_Written problem_:
Retype the opening lines of the data exactly, stopping after the line that contains "1, 1, 2, 1, 0];". Skip every picture.

_Dataset excerpt_:
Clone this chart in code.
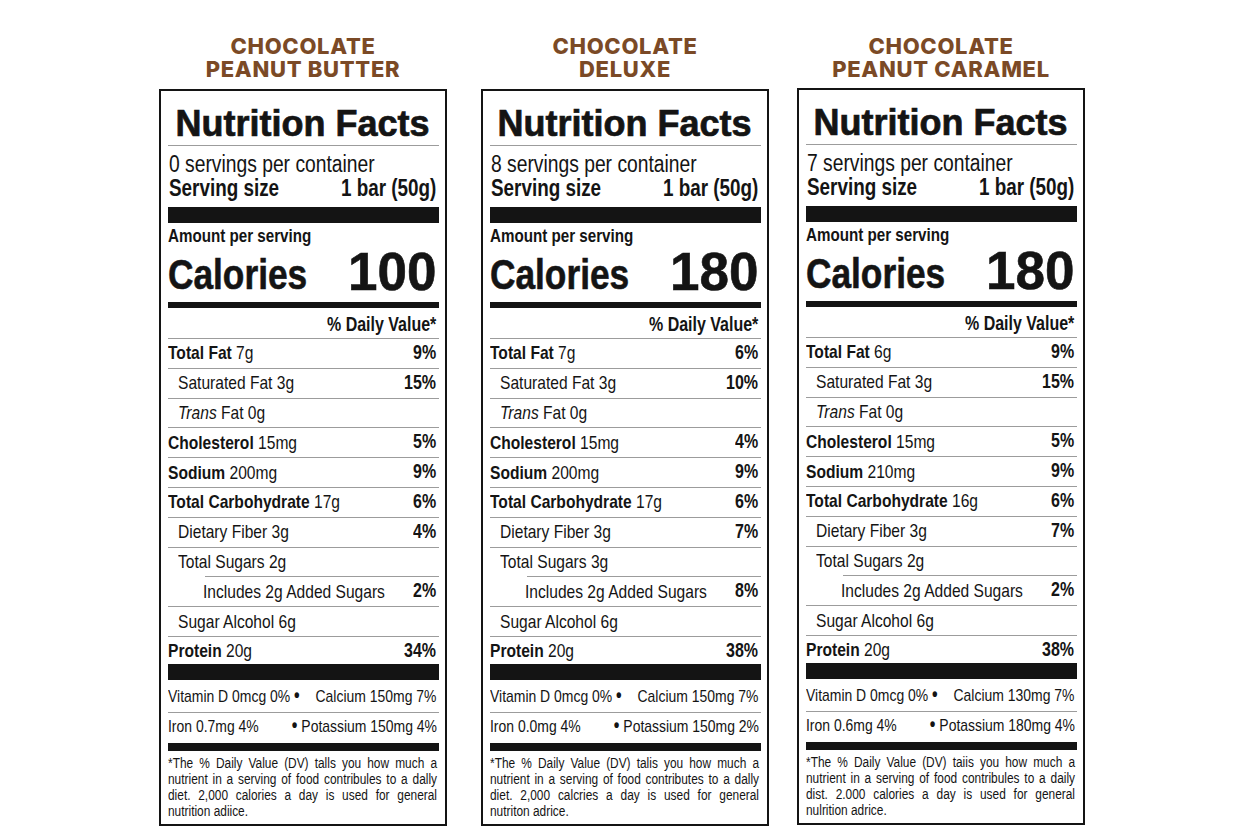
import React from "react";

const productLine1 = ["CHOCOLATE", "CHOCOLATE", "CHOCOLATE"];
const productLine2 = ["PEANUT BUTTER", "DELUXE", "PEANUT CARAMEL"];
const servingsPerContainer = ["0", "8", "7"];
const servingSize = ["1 bar (50g)", "1 bar (50g)", "1 bar (50g)"];
const calories = ["100", "180", "180"];

const nutrientNames = [
  "Total Fat",
  "Saturated Fat",
  "Trans Fat",
  "Cholesterol",
  "Sodium",
  "Total Carbohydrate",
  "Dietary Fiber",
  "Total Sugars",
  "Includes",
  "Sugar Alcohol",
  "Protein",
];
const nutrientLevels = [0, 1, 1, 0, 0, 0, 1, 1, 2, 1, 0];

const amountsA = ["7g", "3g", "0g", "15mg", "200mg", "17g", "3g", "2g", "2g", "6g", "20g"];
const amountsB = ["7g", "3g", "0g", "15mg", "200mg", "17g", "3g", "3g", "2g", "6g", "20g"];
const amountsC = ["6g", "3g", "0g", "15mg", "210mg", "16g", "3g", "2g", "2g", "6g", "20g"];
const amounts = [amountsA, amountsB, amountsC];

const dvA = ["9%", "15%", "", "5%", "9%", "6%", "4%", "", "2%", "", "34%"];
const dvB = ["6%", "10%", "", "4%", "9%", "6%", "7%", "", "8%", "", "38%"];
const dvC = ["9%", "15%", "", "5%", "9%", "6%", "7%", "", "2%", "", "38%"];
const dailyValues = [dvA, dvB, dvC];

const vitaminLeft = ["Vitamin D 0mcg 0%", "Vitamin D 0mcg 0%", "Vitamin D 0mcg 0%"];
const calciumRight = ["Calcium 150mg 7%", "Calcium 150mg 7%", "Calcium 130mg 7%"];
const ironLeft = ["Iron 0.7mg 4%", "Iron 0.0mg 4%", "Iron 0.6mg 4%"];
const potassiumRight = ["Potassium 150mg 4%", "Potassium 150mg 2%", "Potassium 180mg 4%"];

const footnotes = [
  [
    "*The % Daily Value (DV) talls you how much a",
    "nutrient in a serving of food contribules to a dally",
    "diet. 2,000 calories a day is used for general",
    "nutrition adiice.",
  ],
  [
    "*The % Daily Value (DV) talis you how much a",
    "nutrient in a serving of food contributes to a dally",
    "diet. 2,000 calcries a day is used for general",
    "nutriton adrice.",
  ],
  [
    "*The % Daily Value (DV) taiis you how much a",
    "nutrient in a serving of food contribules to a daily",
    "dist. 2.000 calories a day is used for general",
    "nulrition adrice.",
  ],
];

const SANS = '"Liberation Sans", Arial, sans-serif';
const INK = "#141414";
const RULE = "#9c9c9c";
const COND = 0.82;

const boxLefts = [159, 481, 797];
const boxTops = [89, 89, 88];
const BOX_W = 288;
const BOX_H = 737;
const CL = 9;
const CR = 280;
const ROW0 = 250;
const ROW_H = 29.8;

function T(props: {
  x?: number;
  right?: number;
  center?: boolean;
  base: number;
  fs: number;
  weight?: number;
  stroke?: number;
  sx?: number;
  children: React.ReactNode;
}) {
  const { x, right, center, base, fs, weight, stroke, children } = props;
  const sx = props.sx ?? COND;
  const style: React.CSSProperties = {
    position: "absolute",
    top: base - 0.8465 * fs,
    fontSize: fs,
    lineHeight: 1,
    fontFamily: SANS,
    fontWeight: weight || 400,
    whiteSpace: "nowrap",
    color: INK,
  };
  if (stroke) (style as any).WebkitTextStroke = `${stroke}px ${INK}`;
  let origin = "left center";
  if (center) {
    style.left = 0;
    style.width = "100%";
    style.textAlign = "center";
    origin = "center center";
  } else if (right !== undefined) {
    style.right = BOX_W - right;
    style.textAlign = "right";
    origin = "right center";
  } else {
    style.left = x;
  }
  return (
    <div style={style}>
      <span
        style={{
          display: "inline-block",
          transform: `scaleX(${sx})`,
          transformOrigin: origin,
        }}
      >
        {children}
      </span>
    </div>
  );
}

function Bar(props: { top: number; h: number; left?: number; color?: string }) {
  const left = props.left ?? CL;
  return (
    <div
      style={{
        position: "absolute",
        left,
        width: CR - left,
        top: props.top,
        height: props.h,
        background: props.color || INK,
      }}
    />
  );
}

function Title({ text }: { text: string }) {
  return (
    <div
      style={{
        position: "absolute",
        top: 54 - 19.5,
        width: "100%",
        textAlign: "center",
        fontFamily: "Inter, sans-serif",
        fontWeight: 800,
        fontSize: 22,
        lineHeight: "23px",
        color: "#7b4a26",
        letterSpacing: 0.7,
        whiteSpace: "pre",
      }}
    >
      {text}
    </div>
  );
}

const Dot = () => (
  <span style={{ fontWeight: 700, fontSize: "1.15em", lineHeight: 0 }}>•</span>
);

function Label({ i }: { i: number }) {
  const rows = nutrientNames.map((name, r) => {
    const lvl = nutrientLevels[r];
    const top = ROW0 + r * ROW_H;
    const base = top + 21;
    const x = lvl === 0 ? CL : lvl === 1 ? 19 : 44;
    let content: React.ReactNode;
    if (lvl === 0) {
      content = (
        <>
          <span style={{ fontWeight: 700 }}>{name}</span> {amounts[i][r]}
        </>
      );
    } else if (name === "Trans Fat") {
      content = (
        <>
          <i>Trans</i> Fat {amounts[i][r]}
        </>
      );
    } else if (name === "Includes") {
      content = <>Includes {amounts[i][r]} Added Sugars</>;
    } else {
      content = (
        <>
          {name} {amounts[i][r]}
        </>
      );
    }
    const lineLeft = name === "Includes" ? 46 : CL;
    return (
      <React.Fragment key={r}>
        {r > 0 && <Bar top={top - 0.5} h={1} left={lineLeft} color={RULE} />}
        <T x={x} base={base} fs={19}>
          {content}
        </T>
        {dailyValues[i][r] && (
          <T right={CR - 2} base={base} fs={19.5} weight={700}>
            {dailyValues[i][r]}
          </T>
        )}
      </React.Fragment>
    );
  });

  const FN_SX = 0.85;
  return (
    <>
      <div
        style={{
          position: "absolute",
          left: boxLefts[i] - 40,
          width: BOX_W + 80,
          top: 0,
          height: 89,
        }}
      >
        <Title text={`${productLine1[i]}\n${productLine2[i]}`} />
      </div>
      <div
        style={{
          position: "absolute",
          left: boxLefts[i],
          top: boxTops[i],
          width: BOX_W,
          height: BOX_H,
          boxSizing: "border-box",
          border: `2.5px solid ${INK}`,
          background: "#fff",
        }}
      >
        <div style={{ position: "absolute", left: -2.5, top: -2.5, width: BOX_W, height: BOX_H }}>
          <T center base={48} fs={36} weight={700} stroke={0.7} sx={1}>
            Nutrition Facts
          </T>
          <Bar top={56} h={1} color={RULE} />
          <T x={CL + 1} base={84} fs={23.5}>
            {servingsPerContainer[i]} servings per container
          </T>
          <T x={CL + 1} base={108} fs={23} weight={700}>
            Serving size
          </T>
          <T right={CR - 2} base={108} fs={23} weight={700}>
            {servingSize[i]}
          </T>
          <Bar top={118} h={16} />
          <T x={CL} base={154} fs={18.5} weight={700}>
            Amount per serving
          </T>
          <T x={CL} base={201} fs={43} weight={700} stroke={0.6}>
            Calories
          </T>
          <T right={CR - 2} base={201} fs={53} weight={700} stroke={0.6} sx={1}>
            {calories[i]}
          </T>
          <Bar top={213} h={6} />
          <T right={CR - 2} base={243} fs={19.5} weight={700}>
            % Daily Value*
          </T>
          <Bar top={249.5} h={1} color={RULE} />
          {rows}
          <Bar top={ROW0 + nutrientNames.length * ROW_H - 2} h={16} />
          <T x={CL} base={614} fs={17}>
            {vitaminLeft[i]} <Dot />
          </T>
          <T right={CR - 2} base={614} fs={17}>
            {calciumRight[i]}
          </T>
          <Bar top={623.5} h={1} color={RULE} />
          <T x={CL} base={644} fs={17}>
            {ironLeft[i]}
          </T>
          <T right={CR - 2} base={644} fs={17}>
            <Dot /> {potassiumRight[i]}
          </T>
          <Bar top={654} h={8} />
          <div
            style={{
              position: "absolute",
              left: CL,
              width: (CR - CL - 2) / FN_SX,
              top: 666,
              fontFamily: SANS,
              fontSize: 14,
              lineHeight: "16px",
              color: INK,
              transform: `scaleX(${FN_SX})`,
              transformOrigin: "left top",
            }}
          >
            {footnotes[i].map((line, k) => (
              <div
                key={k}
                style={{
                  textAlign: "justify",
                  textAlignLast: k < 3 ? "justify" : "left",
                }}
              >
                {line}
              </div>
            ))}
          </div>
        </div>
      </div>
    </>
  );
}

export default function App() {
  return (
    <div
      style={{
        position: "absolute",
        left: 0,
        top: 0,
        width: 1248,
        height: 832,
        background: "#fff",
        overflow: "hidden",
      }}
    >
      {[0, 1, 2].map((i) => (
        <Label key={i} i={i} />
      ))}
    </div>
  );
}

_Solution_:
Clone this chart in code.
import React from "react";

const productLine1 = ["CHOCOLATE", "CHOCOLATE", "CHOCOLATE"];
const productLine2 = ["PEANUT BUTTER", "DELUXE", "PEANUT CARAMEL"];
const servingsPerContainer = ["0", "8", "7"];
const servingSize = ["1 bar (50g)", "1 bar (50g)", "1 bar (50g)"];
const calories = ["100", "180", "180"];

const nutrientNames = [
  "Total Fat",
  "Saturated Fat",
  "Trans Fat",
  "Cholesterol",
  "Sodium",
  "Total Carbohydrate",
  "Dietary Fiber",
  "Total Sugars",
  "Includes",
  "Sugar Alcohol",
  "Protein",
];
const nutrientLevels = [0, 1, 1, 0, 0, 0, 1, 1, 2, 1, 0];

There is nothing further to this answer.